■ DIRECTIVE ■
Copy each line below in which the string "chart" occurs.

[BEGIN COLLECTED DATA]

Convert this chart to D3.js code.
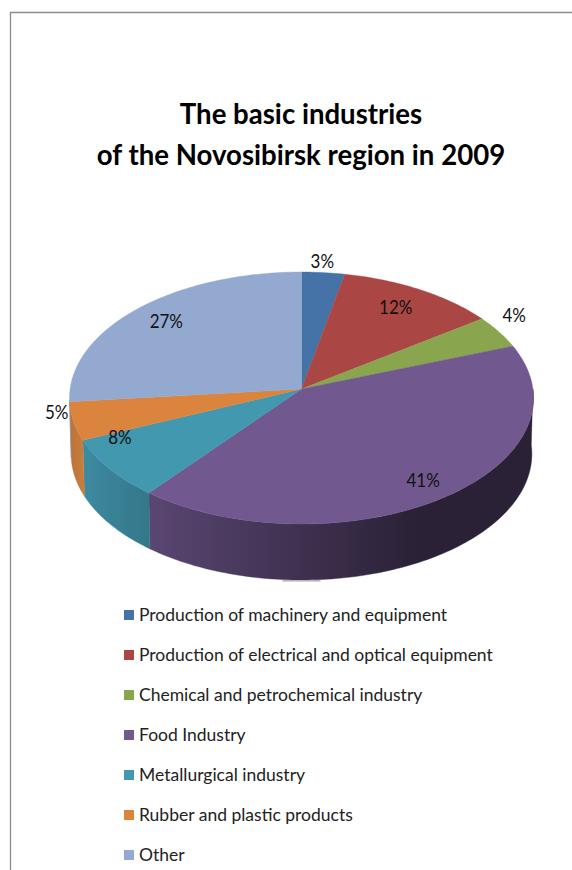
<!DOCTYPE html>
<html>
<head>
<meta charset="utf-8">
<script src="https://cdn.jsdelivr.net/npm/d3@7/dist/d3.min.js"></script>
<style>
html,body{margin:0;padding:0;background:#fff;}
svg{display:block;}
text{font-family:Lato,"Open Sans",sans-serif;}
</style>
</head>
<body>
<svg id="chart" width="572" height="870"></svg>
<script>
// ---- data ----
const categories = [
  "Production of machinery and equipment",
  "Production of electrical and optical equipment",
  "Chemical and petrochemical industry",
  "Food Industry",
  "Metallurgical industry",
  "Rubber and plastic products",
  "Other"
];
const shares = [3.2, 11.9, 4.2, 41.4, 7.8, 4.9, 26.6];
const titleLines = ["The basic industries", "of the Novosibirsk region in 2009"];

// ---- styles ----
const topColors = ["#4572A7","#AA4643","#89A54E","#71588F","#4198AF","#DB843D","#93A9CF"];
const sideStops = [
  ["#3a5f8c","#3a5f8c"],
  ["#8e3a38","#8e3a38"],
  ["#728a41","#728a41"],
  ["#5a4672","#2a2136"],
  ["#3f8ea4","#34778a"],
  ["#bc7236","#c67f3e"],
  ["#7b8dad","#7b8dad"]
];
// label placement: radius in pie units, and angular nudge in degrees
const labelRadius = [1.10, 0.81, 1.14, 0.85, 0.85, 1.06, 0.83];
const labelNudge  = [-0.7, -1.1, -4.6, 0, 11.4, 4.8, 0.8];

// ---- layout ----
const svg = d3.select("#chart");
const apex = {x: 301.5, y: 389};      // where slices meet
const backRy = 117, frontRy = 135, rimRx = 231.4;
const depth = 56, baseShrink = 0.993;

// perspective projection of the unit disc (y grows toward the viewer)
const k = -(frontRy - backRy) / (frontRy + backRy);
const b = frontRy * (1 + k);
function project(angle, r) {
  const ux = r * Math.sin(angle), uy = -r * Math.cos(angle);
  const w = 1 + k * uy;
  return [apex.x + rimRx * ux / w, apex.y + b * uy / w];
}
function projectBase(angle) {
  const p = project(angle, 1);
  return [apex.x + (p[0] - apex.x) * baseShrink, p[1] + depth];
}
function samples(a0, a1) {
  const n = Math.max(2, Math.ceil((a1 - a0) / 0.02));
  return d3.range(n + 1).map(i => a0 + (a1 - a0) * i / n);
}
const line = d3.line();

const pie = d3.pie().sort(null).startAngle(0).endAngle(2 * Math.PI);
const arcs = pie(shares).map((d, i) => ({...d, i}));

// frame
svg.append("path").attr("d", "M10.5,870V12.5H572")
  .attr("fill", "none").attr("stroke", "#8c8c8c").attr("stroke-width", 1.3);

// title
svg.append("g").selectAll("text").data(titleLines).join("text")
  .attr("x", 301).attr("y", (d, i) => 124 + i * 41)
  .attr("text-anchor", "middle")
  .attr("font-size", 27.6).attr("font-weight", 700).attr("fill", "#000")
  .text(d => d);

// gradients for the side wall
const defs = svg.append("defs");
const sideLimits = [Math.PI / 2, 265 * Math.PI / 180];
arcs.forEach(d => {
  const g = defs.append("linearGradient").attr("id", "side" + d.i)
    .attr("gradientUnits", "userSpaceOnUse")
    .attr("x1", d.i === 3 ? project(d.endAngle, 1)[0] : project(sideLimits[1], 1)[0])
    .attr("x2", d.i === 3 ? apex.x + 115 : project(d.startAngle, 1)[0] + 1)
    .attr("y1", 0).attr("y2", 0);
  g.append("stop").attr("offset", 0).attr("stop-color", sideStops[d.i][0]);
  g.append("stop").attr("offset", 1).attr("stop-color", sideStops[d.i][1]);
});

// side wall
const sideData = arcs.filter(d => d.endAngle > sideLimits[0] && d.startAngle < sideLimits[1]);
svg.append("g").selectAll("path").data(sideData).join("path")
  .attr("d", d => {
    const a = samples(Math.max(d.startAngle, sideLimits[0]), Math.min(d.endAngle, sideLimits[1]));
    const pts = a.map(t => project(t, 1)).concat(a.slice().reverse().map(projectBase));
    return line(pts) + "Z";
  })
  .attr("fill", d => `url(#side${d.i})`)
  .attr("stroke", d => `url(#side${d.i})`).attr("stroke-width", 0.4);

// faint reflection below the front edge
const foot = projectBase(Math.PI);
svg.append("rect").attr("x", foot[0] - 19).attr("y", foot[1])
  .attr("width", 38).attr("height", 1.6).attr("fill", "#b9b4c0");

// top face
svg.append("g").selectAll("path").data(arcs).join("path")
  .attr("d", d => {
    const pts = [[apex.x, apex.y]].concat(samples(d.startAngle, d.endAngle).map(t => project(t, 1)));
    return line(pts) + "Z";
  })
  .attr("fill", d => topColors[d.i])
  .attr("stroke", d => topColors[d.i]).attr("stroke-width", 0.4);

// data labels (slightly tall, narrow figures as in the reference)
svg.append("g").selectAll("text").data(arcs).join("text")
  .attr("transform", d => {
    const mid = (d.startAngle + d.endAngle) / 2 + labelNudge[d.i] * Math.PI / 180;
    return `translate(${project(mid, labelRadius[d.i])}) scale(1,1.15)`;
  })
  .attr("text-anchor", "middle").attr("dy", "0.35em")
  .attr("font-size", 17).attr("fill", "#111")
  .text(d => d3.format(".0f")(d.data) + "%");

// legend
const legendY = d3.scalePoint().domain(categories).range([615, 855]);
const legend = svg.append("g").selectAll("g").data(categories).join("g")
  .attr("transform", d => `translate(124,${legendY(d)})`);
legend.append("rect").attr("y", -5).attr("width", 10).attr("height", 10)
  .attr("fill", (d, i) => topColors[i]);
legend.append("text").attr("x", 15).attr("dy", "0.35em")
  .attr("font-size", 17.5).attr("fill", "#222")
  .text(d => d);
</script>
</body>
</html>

[END COLLECTED DATA]

■ PROBLEM SOLUTION ■
Convert this chart to D3.js code.
<svg id="chart" width="572" height="870"></svg>
const svg = d3.select("#chart");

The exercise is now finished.